'''

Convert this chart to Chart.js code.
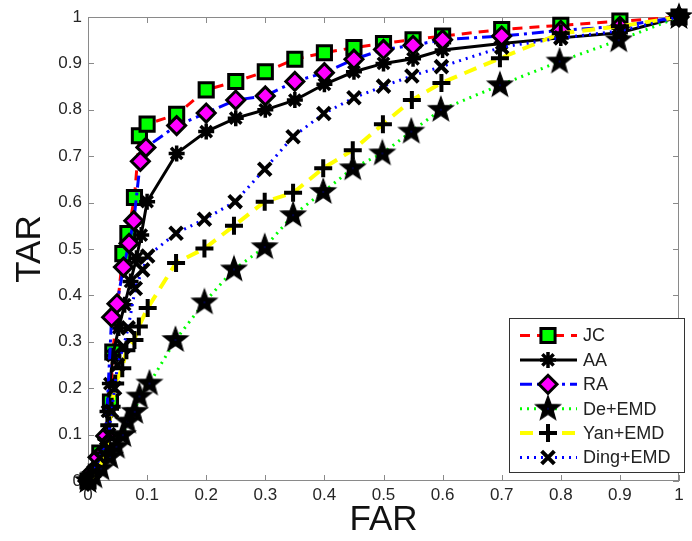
<!DOCTYPE html>
<html><head><meta charset="utf-8">
<script src="https://cdn.jsdelivr.net/npm/chart.js"></script>
<style>html,body{margin:0;padding:0;background:#fff}</style>
</head><body>
<canvas id="c" width="692" height="541"></canvas>
<script>
// ---- data ----
const seriesNames = ['JC', 'AA', 'RA', 'De+EMD', 'Yan+EMD', 'Ding+EMD'];

const jcFar = [0, 0.02, 0.038, 0.042, 0.059, 0.0675, 0.0786, 0.087, 0.1, 0.15, 0.2, 0.25, 0.3, 0.35, 0.4, 0.45, 0.5, 0.55, 0.6, 0.7, 0.8, 0.9, 1];
const jcTar = [0, 0.06, 0.17, 0.278, 0.49, 0.533, 0.611, 0.744, 0.769, 0.79, 0.843, 0.861, 0.882, 0.909, 0.923, 0.934, 0.943, 0.951, 0.959, 0.973, 0.982, 0.991, 1];

const aaFar = [0, 0.01, 0.02, 0.03, 0.033, 0.037, 0.042, 0.052, 0.062, 0.072, 0.082, 0.09, 0.1, 0.15, 0.2, 0.25, 0.3, 0.35, 0.4, 0.45, 0.5, 0.55, 0.6, 0.7, 0.8, 0.9, 1];
const aaTar = [0, 0.02, 0.05, 0.09, 0.15, 0.21, 0.27, 0.33, 0.38, 0.43, 0.48, 0.53, 0.602, 0.706, 0.753, 0.782, 0.80, 0.821, 0.855, 0.882, 0.90, 0.91, 0.929, 0.943, 0.955, 0.966, 1];

const raFar = [0, 0.008, 0.017, 0.03, 0.04, 0.049, 0.06, 0.0695, 0.0775, 0.0886, 0.098, 0.15, 0.2, 0.25, 0.3, 0.35, 0.4, 0.45, 0.5, 0.55, 0.6, 0.7, 0.8, 0.9, 1];
const raTar = [0, 0.02, 0.051, 0.097, 0.353, 0.382, 0.461, 0.512, 0.561, 0.689, 0.719, 0.766, 0.793, 0.821, 0.83, 0.861, 0.88, 0.909, 0.93, 0.939, 0.951, 0.959, 0.971, 0.98, 1];

const deFar = [0, 0.01, 0.022, 0.037, 0.048, 0.059, 0.067, 0.079, 0.087, 0.104, 0.148, 0.197, 0.247, 0.299, 0.347, 0.398, 0.448, 0.498, 0.547, 0.597, 0.697, 0.798, 0.898, 1];
const deTar = [0, 0.01, 0.027, 0.052, 0.074, 0.099, 0.128, 0.149, 0.182, 0.21, 0.304, 0.385, 0.456, 0.504, 0.573, 0.623, 0.674, 0.706, 0.753, 0.80, 0.853, 0.904, 0.95, 1];

const yanFar = [0, 0.015, 0.03, 0.036, 0.04, 0.046, 0.058, 0.065, 0.0786, 0.086, 0.101, 0.149, 0.197, 0.247, 0.299, 0.347, 0.398, 0.448, 0.499, 0.548, 0.598, 0.697, 0.8, 0.9, 1];
const yanTar = [0, 0.02, 0.06, 0.12, 0.16, 0.21, 0.243, 0.282, 0.304, 0.333, 0.373, 0.47, 0.501, 0.55, 0.602, 0.621, 0.674, 0.713, 0.769, 0.821, 0.858, 0.911, 0.965, 0.98, 1];

const dingFar = [0, 0.01, 0.02, 0.028, 0.035, 0.04, 0.045, 0.05, 0.06, 0.068, 0.08, 0.0925, 0.101, 0.149, 0.197, 0.249, 0.299, 0.347, 0.399, 0.45, 0.5, 0.548, 0.598, 0.7, 0.8, 0.9, 1];
const dingTar = [0, 0.02, 0.05, 0.08, 0.1, 0.15, 0.2, 0.25, 0.29, 0.33, 0.415, 0.455, 0.485, 0.534, 0.564, 0.602, 0.672, 0.742, 0.792, 0.826, 0.851, 0.873, 0.893, 0.935, 0.955, 0.97, 1];

const xTickValues = [0, 0.1, 0.2, 0.3, 0.4, 0.5, 0.6, 0.7, 0.8, 0.9, 1];
const xTickLabels = ['0', '0.1', '0.2', '0.3', '0.4', '0.5', '0.6', '0.7', '0.8', '0.9', '1'];
const yTickValues = [0, 0.1, 0.2, 0.3, 0.4, 0.5, 0.6, 0.7, 0.8, 0.9, 1];
const yTickLabels = ['0', '0.1', '0.2', '0.3', '0.4', '0.5', '0.6', '0.7', '0.8', '0.9', '1'];
const xTitle = 'FAR';
const yTitle = 'TAR';

// ---- styles ----
function makePentagram() {
  const c = document.createElement('canvas');
  c.width = 30; c.height = 30;
  const g = c.getContext('2d');
  g.beginPath();
  for (let i = 0; i < 10; i++) {
    const r = i % 2 ? 5.4 : 13;
    const a = -Math.PI / 2 + i * Math.PI / 5;
    g.lineTo(15 + r * Math.cos(a), 15 + r * Math.sin(a));
  }
  g.closePath();
  g.fillStyle = '#000'; g.fill();
  g.lineWidth = 1.2; g.strokeStyle = '#000'; g.lineJoin = 'miter'; g.stroke();
  g.fillStyle = '#0000ff'; g.fillRect(14.5, 14.5, 1, 1);
  return c;
}
const pentagram = makePentagram();

const seriesStyles = [
  {color: '#ff0000', dash: [10, 7], width: 3, ps: 'rect', r: 10, pbw: 3, pbg: '#00ff00'},
  {color: '#000000', dash: [], width: 3, ps: 'star', r: 8, pbw: 3.5, pbg: '#000000'},
  {color: '#0000ff', dash: [12, 5, 3, 5], width: 3, ps: 'rectRot', r: 9, pbw: 3, pbg: '#ff00ff'},
  {color: '#00ff00', dash: [2, 5], width: 3, ps: pentagram, r: 13, pbw: 0, pbg: '#000000'},
  {color: '#ffff00', dash: [13, 8], width: 4, ps: 'cross', r: 9, pbw: 4, pbg: '#000000'},
  {color: '#0000ff', dash: [2, 5], width: 3, ps: 'crossRot', r: 9, pbw: 4, pbg: '#000000'}
];

const seriesData = [[jcFar, jcTar], [aaFar, aaTar], [raFar, raTar], [deFar, deTar], [yanFar, yanTar], [dingFar, dingTar]];

const datasets = seriesData.map(([fx, ty], i) => {
  const s = seriesStyles[i];
  return {
    label: seriesNames[i],
    data: fx.map((x, k) => ({x: x, y: ty[k]})),
    showLine: true,
    tension: 0,
    borderColor: s.color,
    borderWidth: s.width,
    borderDash: s.dash,
    pointStyle: s.ps,
    pointRadius: s.r,
    pointBorderWidth: s.pbw,
    pointBorderColor: '#000000',
    pointBackgroundColor: s.pbg,
    clip: false,
    order: seriesNames.length - 1 - i
  };
});

const FONT = "'Liberation Sans', Arial, Helvetica, sans-serif";

const axesBox = {
  id: 'axesBox',
  beforeDatasetsDraw(chart) {
    const {ctx, chartArea: a, scales: {x, y}} = chart;
    ctx.save();
    ctx.strokeStyle = '#8a8a8a';
    ctx.lineWidth = 1;
    ctx.setLineDash([]);
    ctx.strokeRect(a.left + 0.5, a.top + 0.5, a.right - a.left - 1, a.bottom - a.top - 1);
    ctx.beginPath();
    xTickValues.forEach(v => {
      const px = Math.round(x.getPixelForValue(v)) + 0.5;
      ctx.moveTo(px, a.bottom); ctx.lineTo(px, a.bottom - 6);
      ctx.moveTo(px, a.top); ctx.lineTo(px, a.top + 6);
    });
    yTickValues.forEach(v => {
      const py = Math.round(y.getPixelForValue(v)) + 0.5;
      ctx.moveTo(a.left, py); ctx.lineTo(a.left + 6, py);
      ctx.moveTo(a.right, py); ctx.lineTo(a.right - 6, py);
    });
    ctx.stroke();
    ctx.restore();
  }
};

const boxLegend = {
  id: 'boxLegend',
  afterDraw(chart) {
    const ctx = chart.ctx;
    const bx = 509, by = 318, bw = 175, bh = 154;
    ctx.save();
    ctx.fillStyle = '#ffffff';
    ctx.fillRect(bx, by, bw, bh);
    ctx.strokeStyle = '#333333';
    ctx.lineWidth = 1;
    ctx.strokeRect(bx + 0.5, by + 0.5, bw, bh);
    chart.data.datasets.forEach((ds, i) => {
      const yy = by + 17.5 + i * 24.4;
      ctx.save();
      ctx.strokeStyle = ds.borderColor;
      ctx.lineWidth = ds.borderWidth;
      ctx.setLineDash(ds.borderDash);
      ctx.beginPath();
      ctx.moveTo(520, yy); ctx.lineTo(577, yy);
      ctx.stroke();
      ctx.restore();
      ctx.save();
      ctx.setLineDash([]);
      ctx.fillStyle = ds.pointBackgroundColor;
      ctx.strokeStyle = ds.pointBorderColor;
      ctx.lineWidth = ds.pointBorderWidth;
      Chart.helpers.drawPoint(ctx, {pointStyle: ds.pointStyle, radius: ds.pointRadius, rotation: 0, borderWidth: ds.pointBorderWidth}, 548, yy);
      ctx.restore();
      ctx.fillStyle = '#222222';
      ctx.font = '18px ' + FONT;
      ctx.textBaseline = 'middle';
      ctx.textAlign = 'left';
      ctx.fillText(ds.label, 583, yy + 1);
    });
    ctx.restore();
  }
};

new Chart(document.getElementById('c'), {
  type: 'scatter',
  data: {datasets: datasets},
  options: {
    responsive: false,
    animation: false,
    layout: {padding: {top: 17, right: 6, left: 0, bottom: 0}},
    plugins: {legend: {display: false}, tooltip: {enabled: false}},
    scales: {
      x: {
        type: 'linear', min: 0, max: 1,
        afterBuildTicks: s => { s.ticks = xTickValues.map(v => ({value: v})); },
        afterFit: s => { s.height = 60; },
        grid: {display: false, drawTicks: false},
        border: {display: false},
        ticks: {
          autoSkip: false, maxRotation: 0, padding: 4,
          color: '#262626', font: {family: FONT, size: 17},
          callback: (v, i) => xTickLabels[i]
        },
        title: {display: true, text: xTitle, color: '#111111',
          font: {family: FONT, size: 35, lineHeight: 1}, padding: {top: 0, bottom: 3}}
      },
      y: {
        type: 'linear', min: 0, max: 1,
        afterBuildTicks: s => { s.ticks = yTickValues.map(v => ({value: v})); },
        afterFit: s => { s.width = 88; },
        grid: {display: false, drawTicks: false},
        border: {display: false},
        ticks: {
          autoSkip: false, padding: 6,
          color: '#262626', font: {family: FONT, size: 17},
          callback: (v, i) => yTickLabels[i]
        },
        title: {display: true, text: yTitle, color: '#111111',
          font: {family: FONT, size: 35, lineHeight: 1}, padding: {top: 13, bottom: 0}}
      }
    }
  },
  plugins: [axesBox, boxLegend]
});
</script>
</body></html>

'''

WHAT TO PRODUCE: Transcribe exactly, with no pictures, the lines running from the first line of the material through the line holding "0.965, 0.98, 1];".

SOLUTION FOR THIS TASK:
Convert this chart to Chart.js code.
<!DOCTYPE html>
<html><head><meta charset="utf-8">
<script src="https://cdn.jsdelivr.net/npm/chart.js"></script>
<style>html,body{margin:0;padding:0;background:#fff}</style>
</head><body>
<canvas id="c" width="692" height="541"></canvas>
<script>
// ---- data ----
const seriesNames = ['JC', 'AA', 'RA', 'De+EMD', 'Yan+EMD', 'Ding+EMD'];

const jcFar = [0, 0.02, 0.038, 0.042, 0.059, 0.0675, 0.0786, 0.087, 0.1, 0.15, 0.2, 0.25, 0.3, 0.35, 0.4, 0.45, 0.5, 0.55, 0.6, 0.7, 0.8, 0.9, 1];
const jcTar = [0, 0.06, 0.17, 0.278, 0.49, 0.533, 0.611, 0.744, 0.769, 0.79, 0.843, 0.861, 0.882, 0.909, 0.923, 0.934, 0.943, 0.951, 0.959, 0.973, 0.982, 0.991, 1];

const aaFar = [0, 0.01, 0.02, 0.03, 0.033, 0.037, 0.042, 0.052, 0.062, 0.072, 0.082, 0.09, 0.1, 0.15, 0.2, 0.25, 0.3, 0.35, 0.4, 0.45, 0.5, 0.55, 0.6, 0.7, 0.8, 0.9, 1];
const aaTar = [0, 0.02, 0.05, 0.09, 0.15, 0.21, 0.27, 0.33, 0.38, 0.43, 0.48, 0.53, 0.602, 0.706, 0.753, 0.782, 0.80, 0.821, 0.855, 0.882, 0.90, 0.91, 0.929, 0.943, 0.955, 0.966, 1];

const raFar = [0, 0.008, 0.017, 0.03, 0.04, 0.049, 0.06, 0.0695, 0.0775, 0.0886, 0.098, 0.15, 0.2, 0.25, 0.3, 0.35, 0.4, 0.45, 0.5, 0.55, 0.6, 0.7, 0.8, 0.9, 1];
const raTar = [0, 0.02, 0.051, 0.097, 0.353, 0.382, 0.461, 0.512, 0.561, 0.689, 0.719, 0.766, 0.793, 0.821, 0.83, 0.861, 0.88, 0.909, 0.93, 0.939, 0.951, 0.959, 0.971, 0.98, 1];

const deFar = [0, 0.01, 0.022, 0.037, 0.048, 0.059, 0.067, 0.079, 0.087, 0.104, 0.148, 0.197, 0.247, 0.299, 0.347, 0.398, 0.448, 0.498, 0.547, 0.597, 0.697, 0.798, 0.898, 1];
const deTar = [0, 0.01, 0.027, 0.052, 0.074, 0.099, 0.128, 0.149, 0.182, 0.21, 0.304, 0.385, 0.456, 0.504, 0.573, 0.623, 0.674, 0.706, 0.753, 0.80, 0.853, 0.904, 0.95, 1];

const yanFar = [0, 0.015, 0.03, 0.036, 0.04, 0.046, 0.058, 0.065, 0.0786, 0.086, 0.101, 0.149, 0.197, 0.247, 0.299, 0.347, 0.398, 0.448, 0.499, 0.548, 0.598, 0.697, 0.8, 0.9, 1];
const yanTar = [0, 0.02, 0.06, 0.12, 0.16, 0.21, 0.243, 0.282, 0.304, 0.333, 0.373, 0.47, 0.501, 0.55, 0.602, 0.621, 0.674, 0.713, 0.769, 0.821, 0.858, 0.911, 0.965, 0.98, 1];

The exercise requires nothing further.